Hal serupa tidak menutup kemungkinan akan terjadi di Makassar pasca pemilihan Walikota dan Wakil Walikota. Dengan tersebarnya beberapa community atau massa pendukung yang dibentuk oleh para calon Walikota tidak menutup kemungkinan akan terjadi konflik. Orang-orang Makassar yang terkenal dengan watak yang keras dan cenderung tidak  bisa menerima kekalahan menjadi salah satu pemicu konflik. Maswadi Rauf salah satu pakar politik menyatakan bahwa, wajar apabila demokrasi dipenuhi oleh konflik karena setiap orang atau kelompok mempunyai kepentingan dan pendapat masing-masing yang bukan saja berbeda tetapi bahkan dapat bertentangan satu sama lain. Potensi konflik biasanya dapat dengan mudah tumbuh dan berkembang melalui aspek-aspek primordial, seperti etnis, agama, ataupun kebudayaan. Dalam kondisi masyarakat yang majemuk, potensi terjadinya konflik pada pemilihan Walikota Makassar nantinya bisa terjadi. Sebab, potensi konflik yang berasal dari aspek primordial cenderung sulit untuk dihilangkan.

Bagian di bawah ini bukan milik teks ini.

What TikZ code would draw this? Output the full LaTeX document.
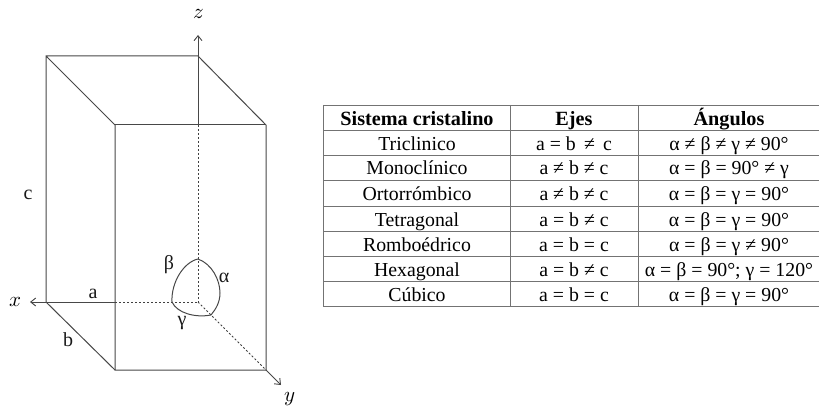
\documentclass[tikz,border=0pt]{standalone}
\usepackage{fontspec}
\setmainfont{Liberation Serif}
\usepackage{unicode-math}
\setmathfont{Latin Modern Math}
\tikzset{
 edge/.style={draw=black!72,line width=1pt},
 hid/.style={draw=black!75,line width=.8pt,dash pattern=on 2pt off 2pt},
 ax/.style={draw=black!72,line width=.9pt,-{Straight Barb[length=5pt,width=8pt]}},
 arc/.style={draw=black!72,line width=1pt},
 grid/.style={draw=black!55,line width=.9pt},
 lab/.style={inner sep=0pt,font=\fontsize{20}{22}\selectfont,text=black!90},
 axl/.style={inner sep=0pt,font=\fontsize{21}{22}\selectfont},
 cell/.style={inner sep=0pt,anchor=base,font=\fontsize{19.8}{22}\selectfont,text=black},
 head/.style={cell,font=\fontsize{20.2}{22}\selectfont\bfseries}
}
\usetikzlibrary{arrows.meta}
\begin{document}
\begin{tikzpicture}[x=1pt,y=-1pt]
\useasboundingbox (0,0) rectangle (819,409);
\coordinate (O) at (198,302);
\coordinate (BTL) at (46,56);
\coordinate (BTR) at (198,56);
\coordinate (FTL) at (115,125);
\coordinate (FTR) at (266,125);
\coordinate (BBL) at (46,302);
\coordinate (FBL) at (115,370);
\coordinate (FBR) at (266,370);
\coordinate (FTO) at (198,125);
\coordinate (XT) at (30,302);
\coordinate (YT) at (281,385);
\coordinate (ZT) at (198,35);
\coordinate (AT) at (198,259);
\coordinate (AL) at (172,302);
\coordinate (AY) at (211,315);
% hidden
\draw[hid] (FTO) -- (O);
\draw[hid] (FBL |- O) -- (O);
\draw[hid] (O) -- (FBR);
% edges
\draw[edge] (BBL) -- (BTL) -- (BTR) -- (FTR) -- (FBR) -- (FBL) -- (FTL) -- (BTL);
\draw[edge] (FTL) -- (FTR);
\draw[edge] (BBL) -- (FBL);
\draw[edge] (BBL) -- (FBL |- O);
\draw[edge] (BTR) -- (FTO);
% axes
\draw[ax] (BTR) -- (ZT);
\draw[ax] (BBL) -- (XT);
\draw[ax] (FBR) -- (YT);
% arcs
\draw[arc] (AT) .. controls (184,262) and (171,282) .. (AL);
\draw[arc] (AT) .. controls (212,264) and (220,280) .. (220,293) .. controls (220,302) and (216,309) .. (AY);
\draw[arc] (AL) .. controls (177,313) and (195,318) .. (AY);
% labels
\node[axl] (zl) at (199,14) {$z$};
\node[axl] (xl) at (16,302) {$x$};
\node[axl] (yl) at (290,399) {$y$};
\node[lab] (cl) at (28,195) {c};
\node[lab] (al) at (93,294) {a};
\node[lab] (bl) at (68,340) {b};
\node[lab] (be) at (169,265) {β};
\node[lab] (alp) at (224,278) {α};
\node[lab] (ga) at (182,323) {γ};
% table
\draw[grid] (323,105) -- (819,105);
\foreach \yy in {130,155,180,206,231,256,281,306} \draw[grid] (323,\yy) -- (819,\yy);
\foreach \xx in {323,510,638} \draw[grid] (\xx,105) -- (\xx,306);
\foreach \yy/\c/\d/\e [count=\i] in {
 150/Triclinico/{a = b \,≠\, c}/{α ≠ β ≠ γ ≠ 90°},
 175/Monoclínico/{a ≠ b ≠ c}/{α = β = 90° ≠ γ},
 200/Ortorrómbico/{a ≠ b ≠ c}/{α = β = γ = 90°},
 226/Tetragonal/{a = b ≠ c}/{α = β = γ = 90°},
 251/Romboédrico/{a = b = c}/{α = β = γ ≠ 90°},
 276/Hexagonal/{a = b ≠ c}/{α = β = 90°; γ = 120°},
 301/Cúbico/{a = b = c}/{α = β = γ = 90°}} {
 \node[cell] (s\i) at (417,\yy) {\c};
 \node[cell] (e\i) at (574,\yy) {\d};
 \node[cell] (g\i) at (729,\yy) {\e};
}
\node[head] (h1) at (417,125) {Sistema cristalino};
\node[head] (h2) at (574,125) {Ejes};
\node[head] (h3) at (729,125) {Ángulos};
\end{tikzpicture}
\end{document}
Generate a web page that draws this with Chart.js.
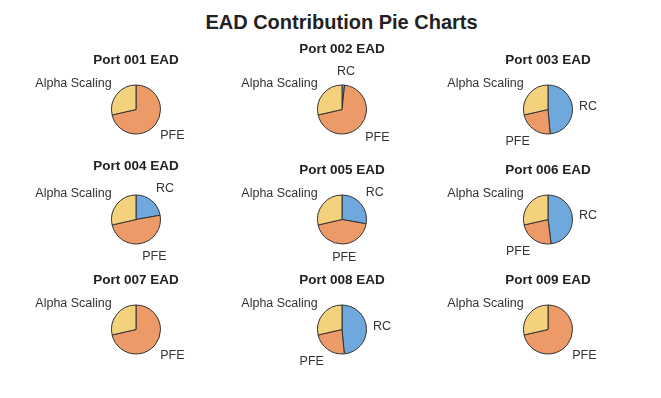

Selain konflik antar pendukung, potensi konflik lainnya yang dapat terjadi adalah konflik elit di internal partai karena dari beberapa partai yang akan ikut dalam kontestasi Pemilihan Walikota dan Wakil Walikota setiap partai memberikan keleluasaan kepada setiap kadernya yang dianggap potensial untuk mensosialisasikan diri ke masyarakat. Dari proses itu potensi konflik berikutnya adalah pada saat kader partai berupaya memenangkan pertarungan di internal partai untuk diusung sebagai calon tunggal partai pada pemilihan. Melihat  konflik yang telah terjadi pada pelaksanaan Pemilukada di beberapa daerah, maka besar kemungkinan  akan terjadi konflik antara konflik sosial dalam proses Pemilukada. Ada banyak potensi konflik yang mudah tumbuh dalam proses pilkada di daerah dan tidak menutup kemungkinan hal ini bisa terjadi pada pemilihan Walikota Makassar nantinya. Hal lain yang dapat pula dilihat adalah dari aspek penyelenggara Pemilu yaitu Komisi Pemilihan Umum (KPU) dan Panitia pengawas Pemilu (Panwaslu), karena konflik biasanya juga timbul dari proses pelaksanaan yang kurang maksimal yang dilakukan oleh penyelenggara pemilu.